(Figure scripts)

▬▬▬

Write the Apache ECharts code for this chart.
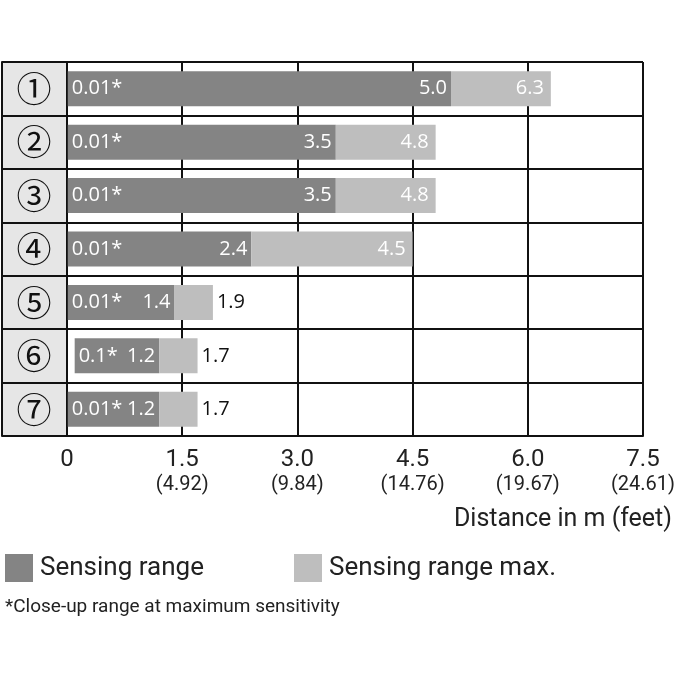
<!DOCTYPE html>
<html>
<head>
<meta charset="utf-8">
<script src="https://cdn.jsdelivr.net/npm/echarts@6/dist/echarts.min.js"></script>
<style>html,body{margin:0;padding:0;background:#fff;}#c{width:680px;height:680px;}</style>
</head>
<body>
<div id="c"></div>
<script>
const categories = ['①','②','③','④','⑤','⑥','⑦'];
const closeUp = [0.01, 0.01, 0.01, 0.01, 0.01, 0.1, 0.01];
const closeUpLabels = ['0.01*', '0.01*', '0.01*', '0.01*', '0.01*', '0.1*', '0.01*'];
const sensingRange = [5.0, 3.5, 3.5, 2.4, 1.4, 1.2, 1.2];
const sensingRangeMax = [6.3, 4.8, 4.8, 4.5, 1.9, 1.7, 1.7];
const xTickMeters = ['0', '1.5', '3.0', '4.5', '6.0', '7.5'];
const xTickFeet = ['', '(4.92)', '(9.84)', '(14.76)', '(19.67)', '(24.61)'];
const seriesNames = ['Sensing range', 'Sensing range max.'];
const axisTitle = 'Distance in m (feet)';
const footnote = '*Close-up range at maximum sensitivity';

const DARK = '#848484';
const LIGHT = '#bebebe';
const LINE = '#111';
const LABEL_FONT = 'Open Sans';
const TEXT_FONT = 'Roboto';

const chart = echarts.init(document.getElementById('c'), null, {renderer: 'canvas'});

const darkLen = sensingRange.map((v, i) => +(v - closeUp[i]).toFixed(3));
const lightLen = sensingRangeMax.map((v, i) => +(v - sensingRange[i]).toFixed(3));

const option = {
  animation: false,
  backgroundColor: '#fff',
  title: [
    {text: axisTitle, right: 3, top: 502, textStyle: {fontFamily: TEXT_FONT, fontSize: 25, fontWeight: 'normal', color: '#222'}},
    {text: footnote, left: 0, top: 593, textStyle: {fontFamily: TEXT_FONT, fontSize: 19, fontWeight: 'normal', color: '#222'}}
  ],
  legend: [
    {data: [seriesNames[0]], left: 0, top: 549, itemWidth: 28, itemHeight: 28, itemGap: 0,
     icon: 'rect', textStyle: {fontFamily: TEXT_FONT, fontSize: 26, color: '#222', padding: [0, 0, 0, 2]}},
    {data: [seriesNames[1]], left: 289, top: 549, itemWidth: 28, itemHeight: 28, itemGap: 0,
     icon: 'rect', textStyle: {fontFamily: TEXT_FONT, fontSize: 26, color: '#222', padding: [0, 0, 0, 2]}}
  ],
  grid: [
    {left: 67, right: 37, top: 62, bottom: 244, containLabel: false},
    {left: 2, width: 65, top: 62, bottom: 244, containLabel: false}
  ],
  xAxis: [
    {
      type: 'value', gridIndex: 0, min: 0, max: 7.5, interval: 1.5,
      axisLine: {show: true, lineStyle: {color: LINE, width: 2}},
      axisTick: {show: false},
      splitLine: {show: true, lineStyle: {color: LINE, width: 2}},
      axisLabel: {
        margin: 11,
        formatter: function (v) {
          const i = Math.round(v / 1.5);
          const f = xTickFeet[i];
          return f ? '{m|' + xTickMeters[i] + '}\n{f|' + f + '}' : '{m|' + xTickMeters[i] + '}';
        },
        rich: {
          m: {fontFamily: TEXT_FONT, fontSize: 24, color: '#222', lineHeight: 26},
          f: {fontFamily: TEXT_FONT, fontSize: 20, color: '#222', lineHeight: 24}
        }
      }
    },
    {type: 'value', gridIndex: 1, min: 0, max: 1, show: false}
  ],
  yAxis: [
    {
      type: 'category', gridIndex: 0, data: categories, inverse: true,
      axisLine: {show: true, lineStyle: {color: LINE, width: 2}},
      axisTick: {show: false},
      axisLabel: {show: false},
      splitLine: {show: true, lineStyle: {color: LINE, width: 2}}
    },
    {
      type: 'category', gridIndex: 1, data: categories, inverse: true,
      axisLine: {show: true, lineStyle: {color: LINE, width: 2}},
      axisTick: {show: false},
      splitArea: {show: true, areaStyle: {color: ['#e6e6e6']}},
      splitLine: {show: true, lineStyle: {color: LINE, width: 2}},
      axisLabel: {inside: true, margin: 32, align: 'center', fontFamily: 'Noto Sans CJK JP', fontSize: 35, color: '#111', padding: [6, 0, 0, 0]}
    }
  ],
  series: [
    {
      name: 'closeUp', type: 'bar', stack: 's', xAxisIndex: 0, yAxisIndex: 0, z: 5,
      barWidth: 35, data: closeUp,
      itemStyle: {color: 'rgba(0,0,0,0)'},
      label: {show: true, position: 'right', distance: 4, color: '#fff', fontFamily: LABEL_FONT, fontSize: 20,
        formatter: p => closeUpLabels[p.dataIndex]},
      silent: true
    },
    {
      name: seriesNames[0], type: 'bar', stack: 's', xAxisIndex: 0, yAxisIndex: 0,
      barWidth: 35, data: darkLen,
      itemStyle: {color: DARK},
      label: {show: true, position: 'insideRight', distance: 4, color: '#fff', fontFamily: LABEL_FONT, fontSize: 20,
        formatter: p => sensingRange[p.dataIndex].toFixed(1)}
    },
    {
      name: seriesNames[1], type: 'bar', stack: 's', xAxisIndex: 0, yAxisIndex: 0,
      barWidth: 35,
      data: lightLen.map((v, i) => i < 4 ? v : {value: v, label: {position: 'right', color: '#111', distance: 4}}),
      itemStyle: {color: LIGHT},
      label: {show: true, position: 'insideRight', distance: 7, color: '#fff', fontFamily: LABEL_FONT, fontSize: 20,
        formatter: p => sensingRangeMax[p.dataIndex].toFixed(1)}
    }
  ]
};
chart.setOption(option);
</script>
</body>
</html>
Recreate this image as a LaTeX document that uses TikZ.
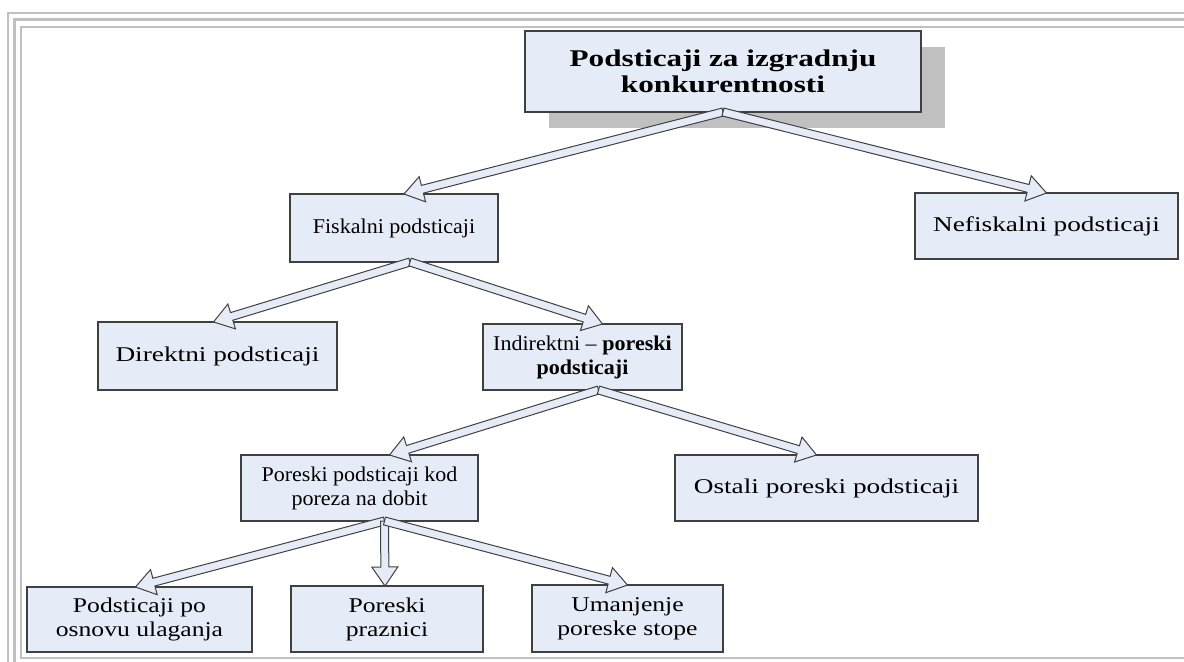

▬▬▬

▶ **TASK REQUIREMENTS**
Leave out the pictures and give the rest of the records again exactly.

▶ **THE OUTPUT**
Write the Apache ECharts code for this chart.
<!DOCTYPE html>
<html>
<head>
<meta charset="utf-8">
<script src="https://cdn.jsdelivr.net/npm/echarts@6/dist/echarts.min.js"></script>
<style>html,body{margin:0;padding:0;background:#fff;}#c{width:680px;height:680px;}</style>
</head>
<body>
<div id="c"></div>
<script>
const categories = ['①','②','③','④','⑤','⑥','⑦'];
const closeUp = [0.01, 0.01, 0.01, 0.01, 0.01, 0.1, 0.01];
const closeUpLabels = ['0.01*', '0.01*', '0.01*', '0.01*', '0.01*', '0.1*', '0.01*'];
const sensingRange = [5.0, 3.5, 3.5, 2.4, 1.4, 1.2, 1.2];
const sensingRangeMax = [6.3, 4.8, 4.8, 4.5, 1.9, 1.7, 1.7];
const xTickMeters = ['0', '1.5', '3.0', '4.5', '6.0', '7.5'];
const xTickFeet = ['', '(4.92)', '(9.84)', '(14.76)', '(19.67)', '(24.61)'];
const seriesNames = ['Sensing range', 'Sensing range max.'];
const axisTitle = 'Distance in m (feet)';
const footnote = '*Close-up range at maximum sensitivity';

const DARK = '#848484';
const LIGHT = '#bebebe';
const LINE = '#111';
const LABEL_FONT = 'Open Sans';
const TEXT_FONT = 'Roboto';

const chart = echarts.init(document.getElementById('c'), null, {renderer: 'canvas'});

const darkLen = sensingRange.map((v, i) => +(v - closeUp[i]).toFixed(3));
const lightLen = sensingRangeMax.map((v, i) => +(v - sensingRange[i]).toFixed(3));

const option = {
  animation: false,
  backgroundColor: '#fff',
  title: [
    {text: axisTitle, right: 3, top: 502, textStyle: {fontFamily: TEXT_FONT, fontSize: 25, fontWeight: 'normal', color: '#222'}},
    {text: footnote, left: 0, top: 593, textStyle: {fontFamily: TEXT_FONT, fontSize: 19, fontWeight: 'normal', color: '#222'}}
  ],
  legend: [
    {data: [seriesNames[0]], left: 0, top: 549, itemWidth: 28, itemHeight: 28, itemGap: 0,
     icon: 'rect', textStyle: {fontFamily: TEXT_FONT, fontSize: 26, color: '#222', padding: [0, 0, 0, 2]}},
    {data: [seriesNames[1]], left: 289, top: 549, itemWidth: 28, itemHeight: 28, itemGap: 0,
     icon: 'rect', textStyle: {fontFamily: TEXT_FONT, fontSize: 26, color: '#222', padding: [0, 0, 0, 2]}}
  ],
  grid: [
    {left: 67, right: 37, top: 62, bottom: 244, containLabel: false},
    {left: 2, width: 65, top: 62, bottom: 244, containLabel: false}
  ],
  xAxis: [
    {
      type: 'value', gridIndex: 0, min: 0, max: 7.5, interval: 1.5,
      axisLine: {show: true, lineStyle: {color: LINE, width: 2}},
      axisTick: {show: false},
      splitLine: {show: true, lineStyle: {color: LINE, width: 2}},
      axisLabel: {
        margin: 11,
        formatter: function (v) {
          const i = Math.round(v / 1.5);
          const f = xTickFeet[i];
          return f ? '{m|' + xTickMeters[i] + '}\n{f|' + f + '}' : '{m|' + xTickMeters[i] + '}';
        },
        rich: {
          m: {fontFamily: TEXT_FONT, fontSize: 24, color: '#222', lineHeight: 26},
          f: {fontFamily: TEXT_FONT, fontSize: 20, color: '#222', lineHeight: 24}
        }
      }
    },
    {type: 'value', gridIndex: 1, min: 0, max: 1, show: false}
  ],
  yAxis: [
    {
      type: 'category', gridIndex: 0, data: categories, inverse: true,
      axisLine: {show: true, lineStyle: {color: LINE, width: 2}},
      axisTick: {show: false},
      axisLabel: {show: false},
      splitLine: {show: true, lineStyle: {color: LINE, width: 2}}
    },
    {
      type: 'category', gridIndex: 1, data: categories, inverse: true,
      axisLine: {show: true, lineStyle: {color: LINE, width: 2}},
      axisTick: {show: false},
      splitArea: {show: true, areaStyle: {color: ['#e6e6e6']}},
      splitLine: {show: true, lineStyle: {color: LINE, width: 2}},
      axisLabel: {inside: true, margin: 32, align: 'center', fontFamily: 'Noto Sans CJK JP', fontSize: 35, color: '#111', padding: [6, 0, 0, 0]}
    }
  ],
  series: [
    {
      name: 'closeUp', type: 'bar', stack: 's', xAxisIndex: 0, yAxisIndex: 0, z: 5,
      barWidth: 35, data: closeUp,
      itemStyle: {color: 'rgba(0,0,0,0)'},
      label: {show: true, position: 'right', distance: 4, color: '#fff', fontFamily: LABEL_FONT, fontSize: 20,
        formatter: p => closeUpLabels[p.dataIndex]},
      silent: true
    },
    {
      name: seriesNames[0], type: 'bar', stack: 's', xAxisIndex: 0, yAxisIndex: 0,
      barWidth: 35, data: darkLen,
      itemStyle: {color: DARK},
      label: {show: true, position: 'insideRight', distance: 4, color: '#fff', fontFamily: LABEL_FONT, fontSize: 20,
        formatter: p => sensingRange[p.dataIndex].toFixed(1)}
    },
    {
      name: seriesNames[1], type: 'bar', stack: 's', xAxisIndex: 0, yAxisIndex: 0,
      barWidth: 35,
      data: lightLen.map((v, i) => i < 4 ? v : {value: v, label: {position: 'right', color: '#111', distance: 4}}),
      itemStyle: {color: LIGHT},
      label: {show: true, position: 'insideRight', distance: 7, color: '#fff', fontFamily: LABEL_FONT, fontSize: 20,
        formatter: p => sensingRangeMax[p.dataIndex].toFixed(1)}
    }
  ]
};
chart.setOption(option);
</script>
</body>
</html>
Recreate this image as a LaTeX document that uses TikZ.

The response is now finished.